Looking at every bit of economic data as a form of divination has become a national pastime. When will the next reveal bring us to the heart of the Fed and the magic moment when they give up and cut rates?
But nothing is that certain, even for economists. On Friday, the June employment data comes out. Even that is only a first step because there are two sequential monthly chances for revisions, many of which recently have cut back on job creation in previous months.

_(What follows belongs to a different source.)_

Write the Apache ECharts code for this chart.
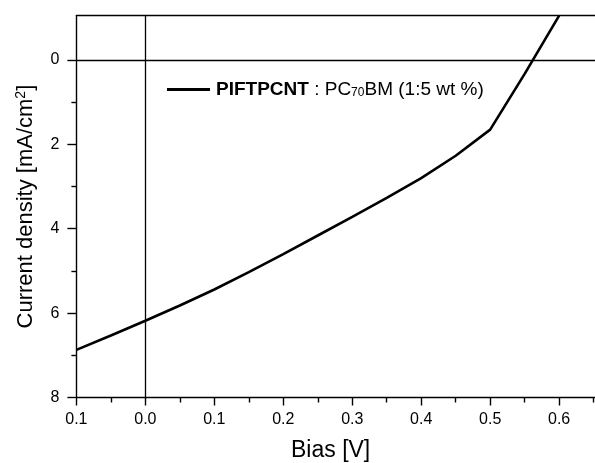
<!DOCTYPE html>
<html>
<head>
<meta charset="utf-8">
<script src="https://cdn.jsdelivr.net/npm/echarts@6/dist/echarts.min.js"></script>
<style>html,body{margin:0;padding:0;background:#fff}#c{width:595px;height:463px}</style>
</head>
<body>
<div id="c"></div>
<script>
const biasV = [-0.1, -0.05, 0, 0.05, 0.1, 0.15, 0.2, 0.25, 0.3, 0.35, 0.4, 0.45, 0.5, 0.55, 0.6];
const currentDensity = [6.87, 6.53, 6.18, 5.82, 5.44, 5.03, 4.6, 4.16, 3.72, 3.27, 2.8, 2.27, 1.65, 0.33, -1.05];
const xMajorTicks = [-0.1, 0, 0.1, 0.2, 0.3, 0.4, 0.5, 0.6];
const xMinorTicks = [-0.05, 0.05, 0.15, 0.25, 0.35, 0.45, 0.55, 0.65];
const yMajorTicks = [0, 2, 4, 6, 8];
const yMinorTicks = [1, 3, 5, 7];
const seriesName = 'PIFTPCNT';
const font = 'Liberation Sans';

const X_MIN = -0.1, X_MAX = 0.652, Y_MIN = -1.05, Y_MAX = 8;
const axisLineStyle = {color: '#000', width: 1.4};

const chart = echarts.init(document.getElementById('c'), null, {renderer: 'canvas'});
chart.setOption({
  backgroundColor: '#fff',
  animation: false,
  grid: {left: 76.4, right: 0, top: 15.7, bottom: 65.5, show: false, outerBoundsMode: 'none'},
  legend: {
    left: 167, top: 80, itemWidth: 43, itemHeight: 3, itemGap: 0, padding: 0,
    icon: 'rect',
    data: [{name: seriesName, itemStyle: {color: '#000'}}],
    formatter: () => '{b|PIFTPCNT} : PC{s|70}BM (1:5 wt %)',
    textStyle: {
      fontFamily: font, fontSize: 19, color: '#000', padding: [0, 0, 0, 1],
      rich: {
        b: {fontFamily: font, fontSize: 19, fontWeight: 'bold', color: '#000'},
        s: {fontFamily: font, fontSize: 12, color: '#000', padding: [7, 0, 0, 0]}
      }
    }
  },
  xAxis: [{
    type: 'value', min: X_MIN, max: X_MAX, position: 'bottom',
    axisLine: {show: true, onZero: false, lineStyle: axisLineStyle},
    axisTick: {show: true, inside: false, length: 8, lineStyle: axisLineStyle, customValues: xMajorTicks},
    splitLine: {show: false},
    axisLabel: {fontFamily: font, fontSize: 16, color: '#000', margin: 14, customValues: xMajorTicks,
      formatter: v => Math.abs(v).toFixed(1)}
  }, {
    type: 'value', min: X_MIN, max: X_MAX, position: 'bottom',
    axisLine: {show: false, onZero: false},
    axisTick: {show: true, inside: false, length: 5, lineStyle: axisLineStyle, customValues: xMinorTicks},
    splitLine: {show: false},
    axisLabel: {show: false}
  }, {
    type: 'value', min: X_MIN, max: X_MAX, position: 'top',
    axisLine: {show: true, onZero: false, lineStyle: axisLineStyle},
    axisTick: {show: false}, splitLine: {show: false}, axisLabel: {show: false}
  }],
  yAxis: [{
    type: 'value', inverse: true, min: Y_MIN, max: Y_MAX, position: 'left',
    axisLine: {show: true, onZero: false, lineStyle: axisLineStyle},
    axisTick: {show: true, inside: false, length: 9, lineStyle: axisLineStyle, customValues: yMajorTicks},
    splitLine: {show: false},
    axisLabel: {fontFamily: font, fontSize: 16, color: '#000', margin: 17, customValues: yMajorTicks,
      formatter: v => String(Math.round(v))},
    name: 'Current density [mA/cm{sup|2}]',
    nameLocation: 'middle', nameRotate: 90, nameGap: 38,
    nameTextStyle: {fontFamily: font, fontSize: 22, color: '#000',
      rich: {sup: {fontFamily: font, fontSize: 14, color: '#000', padding: [0, 0, 10, 0]}}}
  }, {
    type: 'value', inverse: true, min: Y_MIN, max: Y_MAX, position: 'left',
    axisLine: {show: false, onZero: false},
    axisTick: {show: true, inside: false, length: 5, lineStyle: axisLineStyle, customValues: yMinorTicks},
    splitLine: {show: false},
    axisLabel: {show: false}
  }],
  graphic: [{
    type: 'text', left: 291, top: 439,
    style: {text: 'Bias [V]', fontFamily: font, fontSize: 23, fill: '#000'}
  }],
  series: [{
    name: seriesName, type: 'line', xAxisIndex: 0, yAxisIndex: 0,
    data: biasV.map((x, i) => [x, currentDensity[i]]),
    showSymbol: false, symbol: 'none', smooth: false, clip: true,
    lineStyle: {color: '#000', width: 2.6}, itemStyle: {color: '#000'},
    markLine: {
      silent: true, symbol: 'none', label: {show: false},
      lineStyle: {color: '#000', width: 1.3, type: 'solid'},
      data: [{xAxis: 0}, {yAxis: 0}]
    }
  }]
});
</script>
</body>
</html>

The Dow Jones roundup of economists’ projections for Friday’s June job report expects 200,000 new jobs and an unemployment rate of 4.0%, the same as in May. Bloomberg’s survey of economists projects 190,000 new jobs with unemployment also at 4%. Both surveys expect year-over-year wage increases of 3.9%, which Bloomberg says is the smallest increase in three years and which would certainly be down from the 4.1% of May.
“Recent data including declining vacancies and higher weekly jobless claims underscore cooler-yet-resilient labor demand,” Bloomberg wrote. “Having more available workers to choose from is helping companies step back from the steep pay increases that had been a source of inflationary pressures over the past few years.”
Except that the real drivers of inflation weren’t pay increases so much as things like shelter, food, and energy. For many months, a lot of economists were sure that unemployment would have to spike before inflation would come down, pointing to a model called the Phillips curve, which historically sometimes has shown a correlation, which isn’t causality.
The Wall Street Journal reported that the labor market looked overheated during the pandemic. But it has cooled. “Job hiring and quitting rates are back to levels seen 10 and seven years ago, respectively, a sign fewer workers see the opportunity to jump to new, higher-paying jobs,” they wrote. “Yet layoff rates remain low, meaning employers aren’t trying to shed labor.”
Government data show the number of jobs per unemployed person has been sliding down from about 2.0 at the height of the pandemic to 1.24 in April 2024, approaching pre-pandemic figures. The question is whether current conditions are sustainable.
“This is what the economy looks like when it is at a sustainable simmer,” Ernie Tedeschi, a former Biden administration economist who is now at Yale University’s Budget Lab, told the Journal. “But because we spend very little time in our economic history close to or at full employment, there is a lot more uncertainty.”